Percées, n° 5, 2021 : "Mises en scène de la parole féminine dans la littérature du XVIe au XVIIIe siècle" (dir. L. Frappier)
Quand dire c’est (se) représenter
Au printemps 2018, à l’occasion du colloque « État des lieux de la recherche en théâtre » de la Société québécoise d’études théâtrales, présenté à l’Université du Québec à Montréal, une très riche séance avait été dédiée aux mises en scène de la parole féminine dans la littérature du XVIe au XVIIIe siècle. Le panel, élaboré par Louise Frappier, professeure à l’Université d’Ottawa, réunissait des chercheuses[1] dont les travaux étaient traversés par une réflexion sur la parole des femmes et sur la façon dont cette parole est mise en forme dans des textes dramatiques et des écrits littéraires comportant une composante liée au théâtre ou présentant des marques de théâtralité. Comment, à partir de diverses postures auctoriales et dans une pluralité de registres de fiction, s’élaborent les dispositifs d’énonciation des femmes? Quel(s) sujet(s) féminin(s) émerge(nt) de ces représentations discursives? Quelles formes de rapports au pouvoir et au politique ces œuvres mettent-elles en jeu? Plusieurs pistes de réflexion avaient alors été esquissées par les participantes, non pour répondre de façon assertive à ces questions mais afin d’ouvrir – ouvrir un peu plus avant – un champ réflexif fécond (et jusqu’ici peu exploré) autour de ces écritures de l’Ancien Régime.
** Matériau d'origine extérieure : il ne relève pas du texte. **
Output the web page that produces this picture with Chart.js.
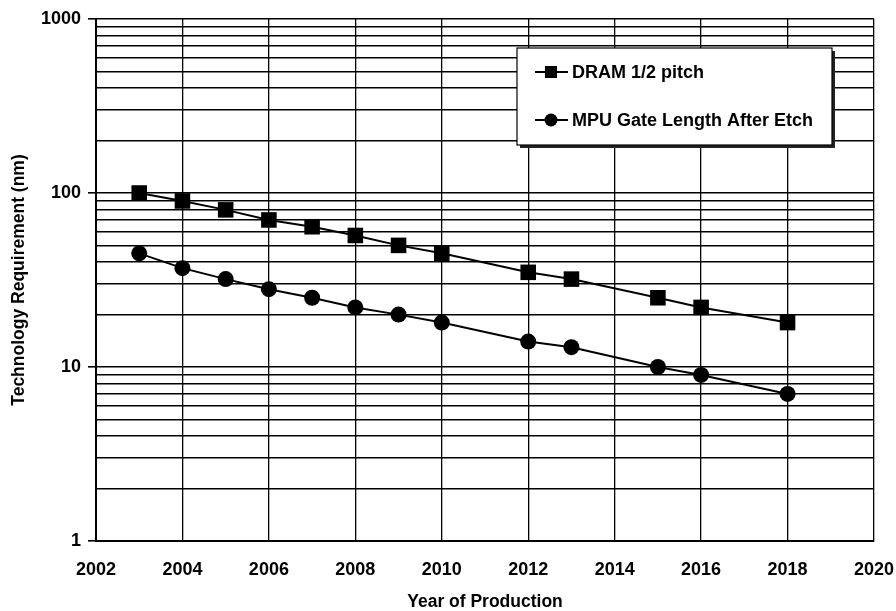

Aujourd’hui, quelque quatre années après la tenue du colloque, ce numéro de Percées reprend le fil de ces échanges, nourri des travaux qui ont été menés, depuis, au sein de l’équipe de recherche « Jeux et enjeux de la parole des femmes : l’écriture féminine en question (XVe-XVIIIe siècle) » dirigée par Diane Desrosiers et à laquelle contribue activement Louise Frappier.[2] Pour ce dossier, cette dernière s’est entourée de spécialistes qui, se penchant tout particulièrement sur la forme de la tragédie, s’attachent aux diverses façons dont le discours porté par les locutrices, au théâtre, est tout à la fois vecteur d’identité, support d’inscription sociale et instrument politique. Chacun des articles porte sur une œuvre distincte mais, à travers de multiples échos, un dialogue poreux, et riche, s’établit entre ceux-ci. Cette mise en résonance se poursuit d’ailleurs dans la section « Documents » qui accompagne ce captivant dossier.
Aussi dans ce numéro
Dans la section « Parcours critique », dédiée à des contributions essayistiques portant sur un événement en arts vivants saisi au prisme de l’expérience subjective, Guylaine Massoutre propose une réflexion autour de la création chorégraphique Solos prêts-à-porter de Karine Ledoyen. À l’image de cette création qui invite à la déambulation dans la ville, son texte, tout en fragments, déplie une trajectoire sensible sur ce qui subsiste et peut encore surgir de la danse lorsque celle-ci, miniaturisée, et par le truchement de la vidéo, vient se déposer au creux de nos mains. Sous la rubrique « Notes de lectures », trois recensions critiques sont ensuite proposées : la première, élaborée par Kathrin-Julie Zenker, porte sur l’ouvrage L’interprétation du réel : théâtres documentaires au Québec codirigé par Hervé Guay et Sarah Thibault; la suivante, signée par Sarah-Louise Pelletier-Morin, est consacrée au livre collectif Le théâtre contemporain au Québec 1945-2015 dirigé par Gilbert David avec la collaboration de Hervé Guay, Hélène Jacques et Yves Jubinville; la dernière entrée, qui clôt aussi ce numéro, est préparée par Marie-Josée Plouffe et aborde l’ouvrage Aristophane dans les banlieues : pratiques de la non-école de Marco Martinelli.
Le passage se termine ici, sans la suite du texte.